3. Retro-Inspired wedding. Retro weddings are super fucking cool for a variety of reasons. First of all, the décor, if done well, can blow the wedding away! Secondly, the photographs are totally exquisite. Take Denise and Jeremy… They had such a sensational retro wedding in Arizona that I was completely distracted by all the eye candy as I tried to write up their wedding. The furniture, the lighting, and even the overall feel of the space was completely over the top! And, for two people who have a retro flare? Why not incorporate it into your wedding? The possibilities are endless when it comes to favors, décor, entertainment and even the cake!

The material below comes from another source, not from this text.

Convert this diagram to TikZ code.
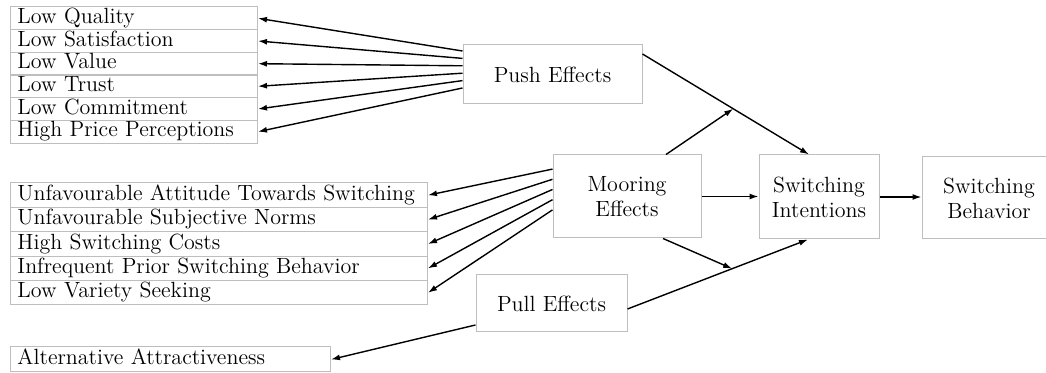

4. Super Glam Wedding. If money is not a thing, bridey, and you and your sig other have an affinity for the finer things in life, then glam it up girl! Go crazy with the flowers and décor! Let the gold and Moët flow! Take Kristi and Steve… This fabulous Australian couple literally made my jaw drop when I saw the pictures of their STUNNING wedding. Everything from the five tiered, gold wedding cake (OMFG!), to the deep red and pink flowers to the black dance floor, and just the way the uplighting reflected off of their cake (Yup! You read that right!)… It was truly beautiful! And the B+G loved every second. If glamorous is your style, then go for it!

5. Rustic Wedding. Nothing new here, bridey, but putting your own unique spin on something that has become super trendy? Now, that’s pretty awesome! Personally? It all comes down to the venue and the details. A lovely barn with a tent, long tables with mismatched China or napkins, tons of DIY and usually a lot of booze make a rustic wedding so rustically fantastic. But, when you make it your own like Gloria and Maggie did, then it becomes completely unique, and about the two of you. A distinctive take on a familiar idea.

So, bridey, what’s your unoriginal wedding going to look like? How are you going to make it your own? What will you and your sig other bring to your wedding day that reflects more about who you are as a couple instead of the next BIG thing?